Spring was waiting in the wings longer than expected, but the recuperating housing market was enough to boost Home Depot Inc.'s first-quarter earnings above Wall Street's expectations.
For the period ended May 5, the largest home-improvement chain in the world said its revenue soared 7.4% to $19.12 billion
Same-store sales at locations open more than a year got a 4.3% boost. Domestically, that gauge rose 4.8%, driven in part by double-digit lifts in most major markets in California.
The chain of 2,257 stores said profit swelled to $1.2 billion, from $1 billion a year earlier. Earnings per share boomed 22.1% to 83 cents, from 68 cents.
The company said it had finished rolling out a new strategy that allows customers to buy items online and pick them up in physical stores, a tactic that often results in more brick-and-mortar purchases.

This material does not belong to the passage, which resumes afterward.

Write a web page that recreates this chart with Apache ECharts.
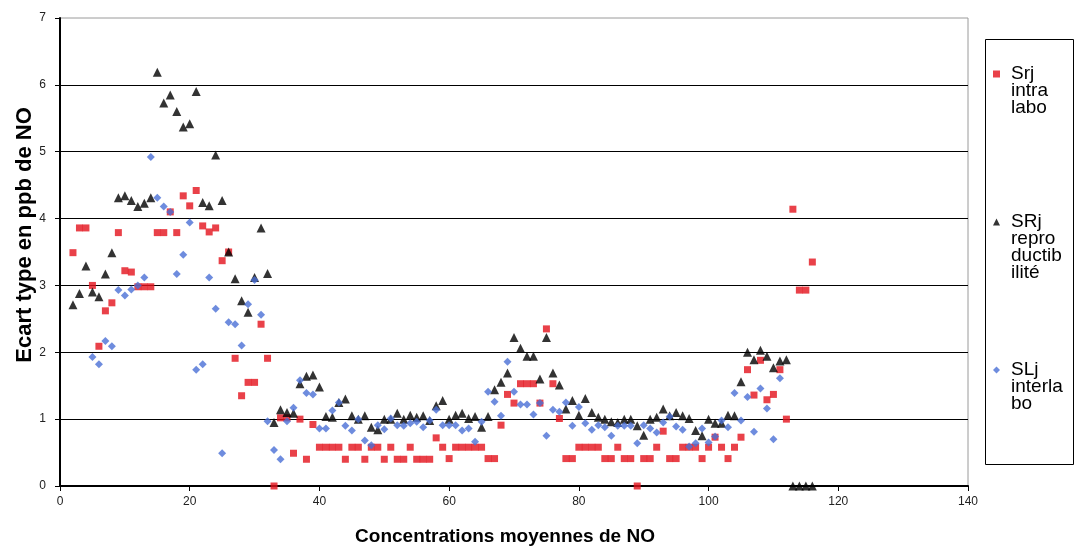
<!DOCTYPE html>
<html>
<head>
<meta charset="utf-8">
<script src="https://cdn.jsdelivr.net/npm/echarts@6/dist/echarts.min.js"></script>
<style>
html,body{margin:0;padding:0;background:#fff;}
#c{width:1076px;height:553px;}
</style>
</head>
<body>
<div id="c"></div>
<script>
// Concentrations moyennes de NO (x)
const xValues = [2,3,4,5,6,7,8,9,10,11,12,13,14,15,16,17,18,19,20,21,22,23,24,25,26,27,28,29,30,31,32,33,34,35,36,37,38,39,40,41,42,43,44,45,46,47,48,49,50,51,52,53,54,55,56,57,58,59,60,61,62,63,64,65,66,67,68,69,70,71,72,73,74,75,76,77,78,79,80,81,82,83,84,85,86,87,88,89,90,91,92,93,94,95,96,97,98,99,100,101,102,103,104,105,106,107,108,109,110,111,112,113,114,115,116];
// Srj intra labo
const srjIntra = [3.49,3.86,3.86,3.0,2.09,2.62,2.74,3.79,3.22,3.2,2.98,2.98,2.98,3.79,3.79,4.1,3.79,4.34,4.19,4.42,3.89,3.8,3.86,3.37,3.5,1.91,1.35,1.55,1.55,2.42,1.91,0,1.02,1.02,0.49,1.0,0.4,0.92,0.58,0.58,0.58,0.58,0.4,0.58,0.58,0.4,0.58,0.58,0.4,0.58,0.4,0.4,0.58,0.4,0.4,0.4,0.72,0.58,0.41,0.58,0.58,0.58,0.58,0.58,0.41,0.41,0.91,1.37,1.24,1.53,1.53,1.53,1.24,2.35,1.53,1.01,0.41,0.41,0.58,0.58,0.58,0.58,0.41,0.41,0.58,0.41,0.41,0,0.41,0.41,0.58,0.82,0.41,0.41,0.58,0.58,0.58,0.41,0.58,0.73,0.58,0.41,0.58,0.73,1.74,1.36,1.88,1.29,1.37,1.74,1.0,4.14,2.93,2.93,3.35];
// SRj reproductibilité
const srjRepro = [2.71,2.88,3.29,2.9,2.83,3.17,3.49,4.31,4.34,4.27,4.18,4.23,4.31,6.19,5.73,5.85,5.6,5.37,5.42,5.9,4.24,4.19,4.95,4.27,3.5,3.1,2.77,2.6,3.12,3.86,3.18,0.95,1.14,1.1,1.09,1.53,1.64,1.66,1.48,1.04,1.03,1.25,1.3,1.05,1.0,1.05,0.88,0.84,1.0,1.0,1.09,1.0,1.06,1.03,1.05,0.98,1.2,1.28,1.0,1.06,1.09,1.01,1.04,0.88,1.04,1.44,1.55,1.69,2.22,2.06,1.94,1.94,1.6,2.22,1.69,1.51,1.15,1.28,1.06,1.31,1.1,1.03,1.0,0.96,0.95,1.0,1.0,0.9,0.76,1.0,1.03,1.15,1.05,1.1,1.05,1.01,0.83,0.75,1.0,0.94,0.94,1.06,1.05,1.56,2.0,1.89,2.03,1.94,1.77,1.87,1.89,0,0,0,0];
// SLj interlabo
const slInter = [null,null,null,1.93,1.82,2.17,2.09,2.93,2.85,2.94,3.0,3.12,4.92,4.31,4.18,4.1,3.17,3.46,3.94,1.74,1.82,3.12,2.65,0.49,2.45,2.42,2.1,2.72,3.08,2.56,0.97,0.54,0.4,0.97,1.17,1.58,1.39,1.37,0.86,0.86,1.13,1.25,0.9,0.83,1.0,0.68,0.61,0.91,0.85,1.01,0.91,0.9,0.94,0.96,0.88,0.98,1.14,0.91,0.91,0.91,0.83,0.86,0.66,0.96,1.41,1.26,1.05,1.86,1.41,1.22,1.22,1.07,1.24,0.75,1.14,1.11,1.25,0.9,1.18,0.94,0.84,0.91,0.88,0.75,0.9,0.9,0.9,0.64,0.91,0.86,0.8,0.95,1.04,0.89,0.84,0.59,0.64,0.86,0.65,0.74,0.98,0.88,1.39,0.98,1.33,0.81,1.46,1.16,0.7,1.61,null,null,null,null,null];

const seriesNames = ['Srj intra labo', 'SRj reproductibilité', 'SLj interlabo'];
const legendLabels = ['Srj\nintra\nlabo', 'SRj\nrepro\nductib\nilité', 'SLj\ninterla\nbo'];
const xTicks = {min: 0, max: 140, interval: 20};
const yTicks = {min: 0, max: 7, interval: 1};

function pairs(ys) {
  const out = [];
  for (let i = 0; i < xValues.length; i++) {
    if (ys[i] !== null && ys[i] !== undefined) out.push([xValues[i], ys[i]]);
  }
  return out;
}

// Leading blank lines so that the legend marker sits beside the first line of each label
function legendText(label) {
  const n = label.split('\n').length;
  return '\n'.repeat(n - 1) + label;
}

const chart = echarts.init(document.getElementById('c'), null, {renderer: 'canvas'});
const font = 'Liberation Sans, Arial, sans-serif';
chart.setOption({
  animation: false,
  backgroundColor: '#fff',
  grid: {left: 60, right: 108, top: 18, bottom: 67, show: true, borderColor: '#9a9a9a', borderWidth: 1},
  xAxis: {
    type: 'value', min: xTicks.min, max: xTicks.max, interval: xTicks.interval,
    name: 'Concentrations moyennes de NO', nameLocation: 'middle', nameGap: 41,
    nameTextStyle: {fontFamily: font, fontWeight: 'bold', fontSize: 19, color: '#000', padding: [0, 18, 0, 0]},
    axisLine: {show: true, onZero: false, lineStyle: {color: '#000', width: 2}},
    axisTick: {show: true, length: 5, lineStyle: {color: '#000', width: 1}},
    axisLabel: {fontFamily: font, fontSize: 12, color: '#222', margin: 10},
    splitLine: {show: false}
  },
  yAxis: {
    type: 'value', min: yTicks.min, max: yTicks.max, interval: yTicks.interval,
    name: 'Ecart type en ppb de NO', nameLocation: 'middle', nameGap: 24, nameMoveOverlap: false,
    nameTextStyle: {fontFamily: font, fontWeight: 'bold', fontSize: 22, color: '#000', padding: [0, 0, 0, 34]},
    axisLine: {show: true, onZero: false, lineStyle: {color: '#000', width: 2}},
    axisTick: {show: true, length: 5, lineStyle: {color: '#000', width: 1}},
    axisLabel: {fontFamily: font, fontSize: 12, color: '#222', margin: 14},
    splitLine: {show: true, showMinLine: false, showMaxLine: false, lineStyle: {color: '#000', width: 1}}
  },
  legend: {
    orient: 'vertical', left: 993, top: 30.5, padding: 0, itemGap: 44,
    itemWidth: 7, itemHeight: 7,
    textStyle: {fontFamily: font, fontSize: 19, lineHeight: 17, color: '#000', padding: [0, 0, 0, 6]},
    formatter: function (name) { return legendText(legendLabels[seriesNames.indexOf(name)]); },
    data: seriesNames
  },
  graphic: [{
    type: 'rect', z: -1,
    shape: {x: 985.5, y: 39.5, width: 88, height: 425},
    style: {fill: 'none', stroke: '#000', lineWidth: 1}
  }],
  series: [
    {name: seriesNames[0], type: 'scatter', symbol: 'rect', symbolSize: 7, z: 2,
     itemStyle: {color: '#e3121b'}, data: pairs(srjIntra)},
    {name: seriesNames[1], type: 'scatter', symbol: 'triangle', symbolSize: 9, z: 3,
     itemStyle: {color: '#000'}, data: pairs(srjRepro)},
    {name: seriesNames[2], type: 'scatter', symbol: 'diamond', symbolSize: 8, z: 4,
     itemStyle: {color: '#4a6fd6'}, data: pairs(slInter)}
  ]
});
</script>
</body>
</html>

An effort to improve online shopping meant that visits to Home Depot's website soared 50% and that mobile traffic more than doubled, the company said.
"In the first quarter, we saw less favorable weather compared to last year, but we continue to see benefit from a recovering housing market that drove a stronger-than-expected start to the year for our business," Chief Executive Frank Blake said in a statement Tuesday.
In mid-May, the Commerce Department said that permits for future construction rose to a nearly five-year high in April, even as housing starts fell 16.5% to the lowest level since November.
Home Depot is extending its optimism through the rest of the year, raising its forecast.
Instead of its previous estimate of $3.37-per-share earnings, the Atlanta-based retailer now expects the measure to hit $3.52. Its predicted sales increase is now 2.8%, up from 2% earlier.